Exactly. If we can use axioms/transformations/identities which don't modify the
code behavior, but just tries to interpret instruction semantics in a different
way, so as to find another (and hopefully simpler) instructions to do the same
job, the role of the SAT prover is no longer necessary, since the search space
is constrained to expressions which are semantically equivalent.

Example:
Transformation: (ADD Operand_A, Contant 0) <- equivalent to-> Operand_A

Using this transformation, the search algorithm now can simplify "add A with 0"
to "A" or, what may look initially not so useful, transform any operand A into
an add with A plus 0. Later, this is important to prove we can use an add
instruction to load any operand. Well, I think you got the idea of using a set
of axioms... this, in practice, is important to prove an arbitrary sequence A is
equivalent to SequenceB, and, if B is shorter than A, use B instead. Speaking
of implementation, there will be a big list of transformations and a "for" loop
trying each transformation and recursively applying more transformations, until
we can show a code sequence is equivalent to another. This is a short overview
of the algorithm and how I worked in this area. If you prefer another approach
described formally in another paper, I can study it and use another algorithm.

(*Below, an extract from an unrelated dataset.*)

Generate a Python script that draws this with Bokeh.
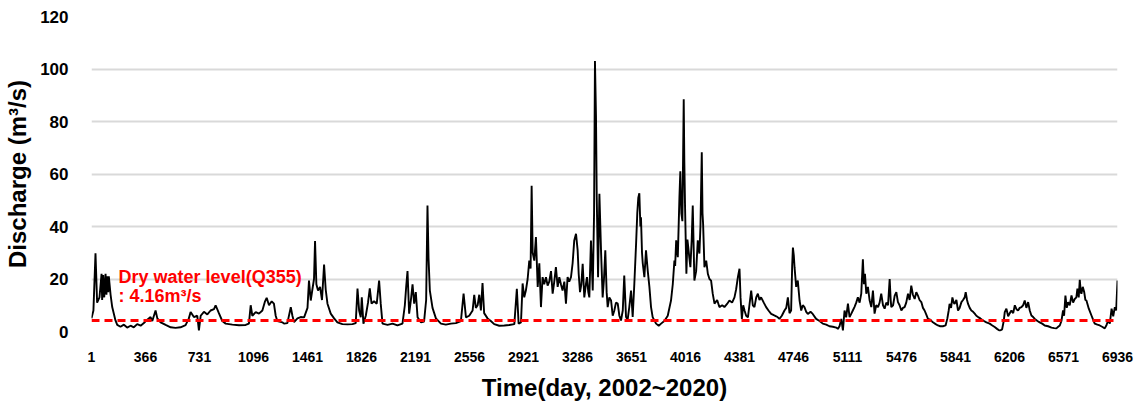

I am fine with this approach, even though it can miss interesting reductions,
since it is way more efficient (from what I hear) than the fully general
approach, so should be able to handle code sequences longer than just a couple
of instructions.

Ciao, Duncan.

Ok, I’ve submitted now a revised version considering all these valuable comments about the project. I hope to contribute to the LLVM community as much as the LLVM project contributed to my thesis. Thanks.